During your prime years, you may have so many responsibilities like repaying your student loan, buying a house or saving for your children’s education. You may become so focused on saving for these that your retirement fund may take a backseat. However, people are living longer than ever and millennials are considering retiring by the age of 50. In this scenario, it is all the more important to build a security net for yourself while you are earning.

Here are the ways to go about it.

Project your needs

Retirement is different for everyone and largely depends upon the lifestyle you wish you have. As per the Northwestern 2019 survey, 56% of Americans have no idea about the amount of money they will need to retire. It is impossible to save adequately for your retirement if you don’t have a ballpark figure in your mind. Answering these questions may give you more clarity. Would you like to travel a lot after retirement? Do you expect to maintain a similar lifestyle or are you ready to compromise a bit? Do you or your spouse have an illness that may impact your finances? Would you like to continue to work even part-time after hanging your boots?

Calculate your retirement income

After you have projected your needs, it is time to calculate the money you will need. Consider your income sources like Social Security and pension. You will have to save and invest to make up for the rest of your retirement fund. You may also have to consider yearly inflation of 4% to reach a legit figure. To some of you, this exercise may seem daunting. You can take the help of a financial planner if you would like some help here.

Reduce your debt

Do you have your student loan or mortgage looming over your head? If yes, it may be time to prioritize paying them off. Your interest tends to accrue if you hold your debts for a long period of time. Consider paying for your transactions in cash instead of swiping your credit cards. Every penny saved on interest is like every penny earned.
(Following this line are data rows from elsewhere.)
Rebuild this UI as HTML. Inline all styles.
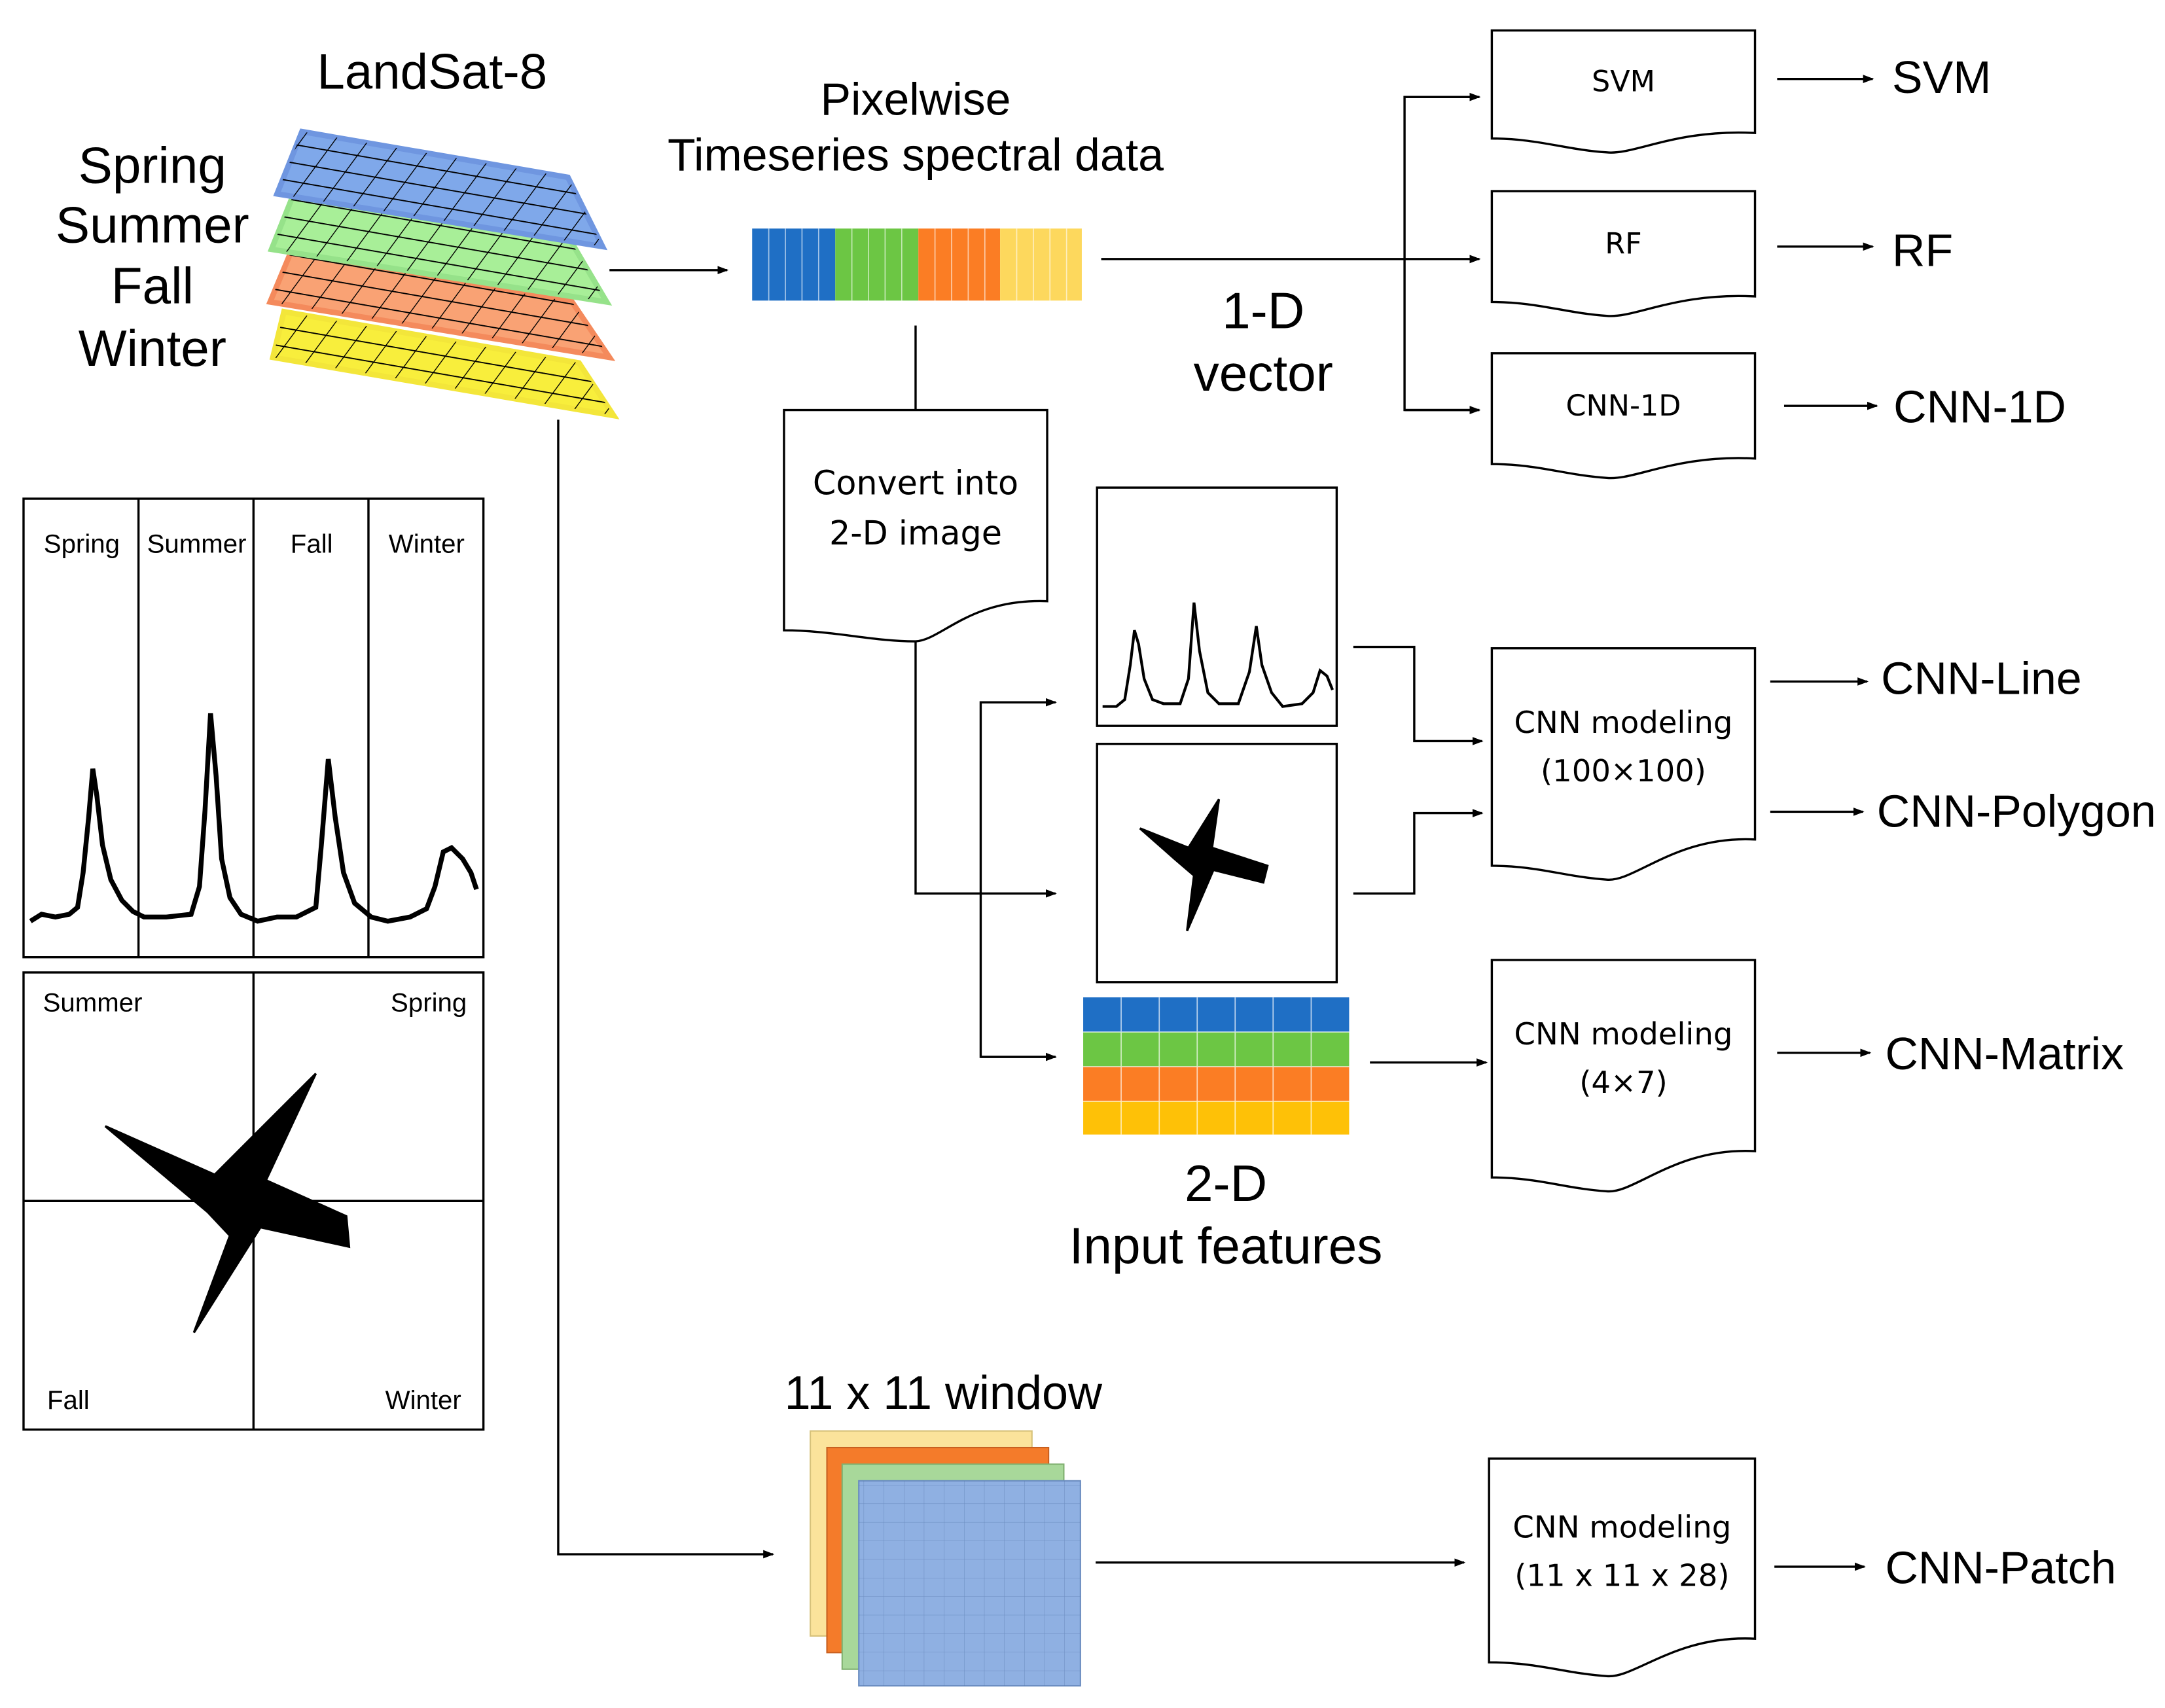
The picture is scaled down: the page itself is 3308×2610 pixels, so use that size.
<!DOCTYPE html>
<html><head><meta charset="utf-8"><style>
html,body{margin:0;padding:0;background:#fff;}
svg{display:block;}
text{font-family:"Liberation Sans",sans-serif;fill:#000;}
.c{text-anchor:middle;}
.dj{font-family:"DejaVu Sans","Liberation Sans",sans-serif;}
</style></head><body>
<svg width="3308" height="2610" viewBox="0 0 1563 1233" preserveAspectRatio="none" xmlns="http://www.w3.org/2000/svg">
<defs>
<marker id="a" markerWidth="8" markerHeight="8" refX="7" refY="4" orient="auto" markerUnits="userSpaceOnUse"><path d="M0,1 L8,4 L0,7 Z" fill="#000"/></marker>
<pattern id="g" width="24" height="12" patternUnits="userSpaceOnUse" patternTransform="skewX(-30) rotate(9)"><path d="M0,0 H24 M0,0 V12" stroke="#000" stroke-width="1.6" fill="none"/></pattern>
<pattern id="pg" width="14.5" height="13.4" patternUnits="userSpaceOnUse"><path d="M0,0 H14.5 M0,0 V13.4" stroke="#5577aa" stroke-width="0.5" fill="none" opacity="0.6"/></pattern>
</defs>
<g stroke="#000" stroke-width="1.6" fill="none">
<g>
<polygon points="205,225 418,262 443,300 197,258" fill="#f8ee3c" stroke="#f3e63a" stroke-width="4"/>
<polygon points="205,225 418,262 443,300 197,258" fill="url(#g)" stroke="none"/>
<polygon points="210,182 413,218 440,258 195,218" fill="#f9a274" stroke="#f48a5c" stroke-width="4"/>
<polygon points="210,182 413,218 440,258 195,218" fill="url(#g)" stroke="none"/>
<polygon points="212,140 412,174 438,218 196,180" fill="#a8ef98" stroke="#96e28a" stroke-width="4"/>
<polygon points="212,140 412,174 438,218 196,180" fill="url(#g)" stroke="none"/>
<polygon points="218,95 410,128 435,178 200,140" fill="#7fa8ea" stroke="#6f96e0" stroke-width="4"/>
<polygon points="218,95 410,128 435,178 200,140" fill="url(#g)" stroke="none"/>
</g>
<line x1="440" y1="195" x2="525" y2="195" marker-end="url(#a)"/>
<rect x="543" y="165" width="60" height="52" fill="#1f6fc5" stroke="none"/>
<rect x="603" y="165" width="60" height="52" fill="#6cc644" stroke="none"/>
<rect x="663" y="165" width="59" height="52" fill="#fb7d24" stroke="none"/>
<rect x="722" y="165" width="59" height="52" fill="#fdd85d" stroke="none"/>
<path d="M555,165V217M567,165V217M579,165V217M591,165V217M615,165V217M627,165V217M639,165V217M651,165V217M675,165V217M687,165V217M699,165V217M711,165V217M734,165V217M746,165V217M758,165V217M770,165V217" stroke="#fff" stroke-width="0.8" opacity="0.6"/>
<line x1="795" y1="187" x2="1068" y2="187" marker-end="url(#a)"/>
<path d="M1068,70 H1014 V296 H1068" />
<line x1="1014" y1="70" x2="1068" y2="70" marker-end="url(#a)"/>
<line x1="1014" y1="296" x2="1068" y2="296" marker-end="url(#a)"/>
<path d="M1077,22 H1267 V96 C1210,93 1180,112 1160,110 C1130,108 1110,100 1077,100 Z"/>
<path d="M1077,138 H1267 V214 C1210,211 1180,230 1160,228 C1130,226 1110,218 1077,218 Z"/>
<path d="M1077,255 H1267 V331 C1210,328 1180,347 1160,345 C1130,343 1110,335 1077,335 Z"/>
<line x1="1283" y1="57" x2="1352" y2="57" marker-end="url(#a)"/>
<line x1="1283" y1="178" x2="1352" y2="178" marker-end="url(#a)"/>
<line x1="1288" y1="293" x2="1355" y2="293" marker-end="url(#a)"/>
<line x1="661" y1="235" x2="661" y2="296"/>
<path d="M566,296 H756 V434 C700,432 680,462 661,463 C630,463 600,455 566,455 Z"/>
<path d="M661,463 V645 H762" marker-end="url(#a)"/>
<path d="M762,507 H708 V763 H762"/>
<line x1="708" y1="507" x2="762" y2="507" marker-end="url(#a)"/>
<line x1="708" y1="763" x2="762" y2="763" marker-end="url(#a)"/>
<rect x="792" y="352" width="173" height="172"/>
<polyline stroke-width="2" points="796,510 806,510 812,505 816,480 819,455 822,465 826,490 832,505 840,508 852,508 858,490 862,435 866,470 872,500 880,508 894,508 902,485 907,452 911,480 918,500 926,510 940,508 948,500 953,484 958,488 962,498"/>
<rect x="792" y="537" width="173" height="172"/>
<polygon fill="#000" points="823,598 858,612 880,577 875,612 915,625 912,637 876,628 857,672 862,632 848,620"/>
<g stroke="none">
<rect x="782" y="720" width="192" height="25" fill="#1f6fc5"/>
<rect x="782" y="745" width="192" height="25" fill="#6cc644"/>
<rect x="782" y="770" width="192" height="25" fill="#fb7d24"/>
<rect x="782" y="795" width="192" height="24" fill="#fec107"/>
</g>
<path d="M809.4,720V819M836.9,720V819M864.3,720V819M891.7,720V819M919.1,720V819M946.6,720V819M782,745H974M782,770H974M782,795H974" stroke="#fff" stroke-width="0.8" opacity="0.7"/>
<path d="M977,467 H1021 V535 H1070" marker-end="url(#a)"/>
<path d="M977,645 H1021 V587 H1070" marker-end="url(#a)"/>
<path d="M1077,468 H1267 V606 C1210,603 1180,637 1160,635 C1130,633 1110,625 1077,625 Z"/>
<line x1="1278" y1="492" x2="1348" y2="492" marker-end="url(#a)"/>
<line x1="1278" y1="586" x2="1345" y2="586" marker-end="url(#a)"/>
<line x1="989" y1="767" x2="1073" y2="767" marker-end="url(#a)"/>
<path d="M1077,693 H1267 V831 C1210,828 1180,862 1160,860 C1130,858 1110,850 1077,850 Z"/>
<line x1="1283" y1="760" x2="1350" y2="760" marker-end="url(#a)"/>
<rect x="17" y="360" width="332" height="331"/>
<path d="M100,360V691M183,360V691M266,360V691"/>
<polyline stroke-width="3.5" fill="none" points="22,665 30,660 40,662 50,660 56,655 60,630 64,590 67,555 70,575 74,610 80,635 88,650 96,658 104,662 120,662 138,660 144,640 148,585 152,515 156,560 160,620 166,648 174,660 186,665 200,662 214,662 228,655 232,610 237,548 242,590 248,630 256,652 268,662 280,665 296,662 308,656 314,640 320,615 326,612 334,620 340,630 344,642"/>
<rect x="17" y="702" width="332" height="330"/>
<path d="M183,702V1032M17,867H349"/>
<polygon fill="#000" points="76,813 155,848 228,775 192,852 250,878 252,900 188,886 140,962 166,892 150,875"/>
<path d="M403,303 V1122 H558" marker-end="url(#a)"/>
<rect x="585" y="1033" width="160" height="148" fill="#fbe39b" stroke="#d7c27a" stroke-width="1"/>
<rect x="597" y="1045" width="160" height="148" fill="#f47b2a" stroke="#c86020" stroke-width="1"/>
<rect x="608" y="1057" width="160" height="148" fill="#a8d89a" stroke="#80b070" stroke-width="1"/>
<rect x="620" y="1069" width="160" height="148" fill="#8fb0e2" stroke="#6a8cc0" stroke-width="1"/>
<rect x="620" y="1069" width="160" height="148" fill="url(#pg)" stroke="none"/>
<line x1="791" y1="1128" x2="1057" y2="1128" marker-end="url(#a)"/>
<path d="M1075,1053 H1267 V1183 C1210,1180 1180,1212 1160,1210 C1130,1208 1110,1200 1075,1200 Z"/>
<line x1="1281" y1="1131" x2="1346" y2="1131" marker-end="url(#a)"/>
</g>
<text x="312" y="64" class="c" font-size="36">LandSat-8</text>
<text x="110" y="132" class="c" font-size="37">Spring</text>
<text x="110" y="175" class="c" font-size="37">Summer</text>
<text x="110" y="219" class="c" font-size="37">Fall</text>
<text x="110" y="264" class="c" font-size="37">Winter</text>
<text x="661" y="83" class="c" font-size="33">Pixelwise</text>
<text x="661" y="123" class="c" font-size="33">Timeseries spectral data</text>
<text x="912" y="237" class="c" font-size="37">1-D</text>
<text x="912" y="282" class="c" font-size="37">vector</text>
<text x="1172" y="66" class="c dj" font-size="21">SVM</text>
<text x="1172" y="183" class="c dj" font-size="21">RF</text>
<text x="1172" y="300" class="c dj" font-size="21">CNN-1D</text>
<text x="1366" y="67" font-size="33">SVM</text>
<text x="1366" y="192" font-size="33">RF</text>
<text x="1367" y="305" font-size="33">CNN-1D</text>
<text x="661" y="357" class="c dj" font-size="24">Convert into</text>
<text x="661" y="393" class="c dj" font-size="24">2-D image</text>
<text x="1172" y="529" class="c dj" font-size="22">CNN modeling</text>
<text x="1172" y="564" class="c dj" font-size="22">(100×100)</text>
<text x="1358" y="501" font-size="33">CNN-Line</text>
<text x="1355" y="597" font-size="33">CNN-Polygon</text>
<text x="1172" y="754" class="c dj" font-size="22">CNN modeling</text>
<text x="1172" y="789" class="c dj" font-size="22">(4×7)</text>
<text x="1361" y="772" font-size="33">CNN-Matrix</text>
<text x="885" y="867" class="c" font-size="37">2-D</text>
<text x="885" y="912" class="c" font-size="37">Input features</text>
<text x="59" y="399" class="c" font-size="19">Spring</text>
<text x="142" y="399" class="c" font-size="19">Summer</text>
<text x="225" y="399" class="c" font-size="19">Fall</text>
<text x="308" y="399" class="c" font-size="19">Winter</text>
<text x="31" y="730" font-size="19">Summer</text>
<text x="337" y="730" font-size="19" text-anchor="end">Spring</text>
<text x="34" y="1017" font-size="19">Fall</text>
<text x="333" y="1017" font-size="19" text-anchor="end">Winter</text>
<text x="681" y="1017" class="c" font-size="34">11 x 11 window</text>
<text x="1171" y="1110" class="c dj" font-size="22">CNN modeling</text>
<text x="1171" y="1145" class="c dj" font-size="22">(11 x 11 x 28)</text>
<text x="1361" y="1143" font-size="33">CNN-Patch</text>
</svg>
</body></html>
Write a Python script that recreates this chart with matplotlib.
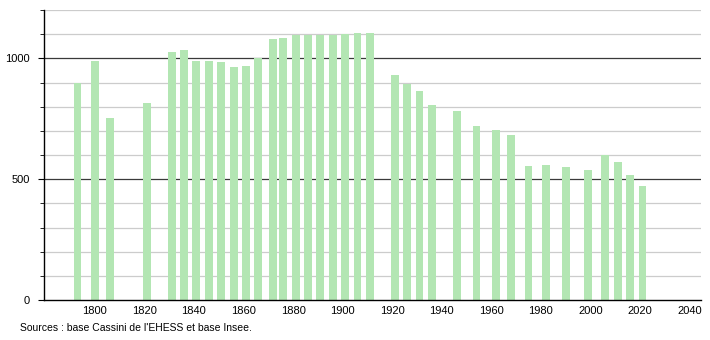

Plan and invest in a portfolio

 

Your retirement egg nest needs to be diversified. You must invest in several options to hedge your risks and optimize your returns. For instance, some of you may say that stock markets are not your cup of tea. However, equities are known to give solid returns over a wide horizon of time. You must have a balanced portfolio with significant investments in equities, bonds, mutual funds, and other assets. Of course, you must also have some amount of liquidity to take care of emergencies.

Take full advantage of retirement plans

If it is possible, invest in 401(k) to the maximum allowed limit. Your employer will have to match this amount and you can contribute significantly to your retirement fund. If you are over 50 years, you can opt for catch-up contributions to increase your savings. Similarly, take advantage of the IRA and other retirement plans. Some of these plans can also help in reducing your tax obligations.

Invest in real estate

If your finances allow you, consider investing in real estate for an alternate source of income. Work out the rentals and they should be enough to cover your costs of EMIs, tax, and maintenance. Real estate can give your higher capital gains in your later years. You can even sell it and settle at another place with a lesser cost of living.

When it comes to retirement planning, it is never too late to get started. Use these steps to carefully plan for your retirement and maximize your savings to reach a realistic goal.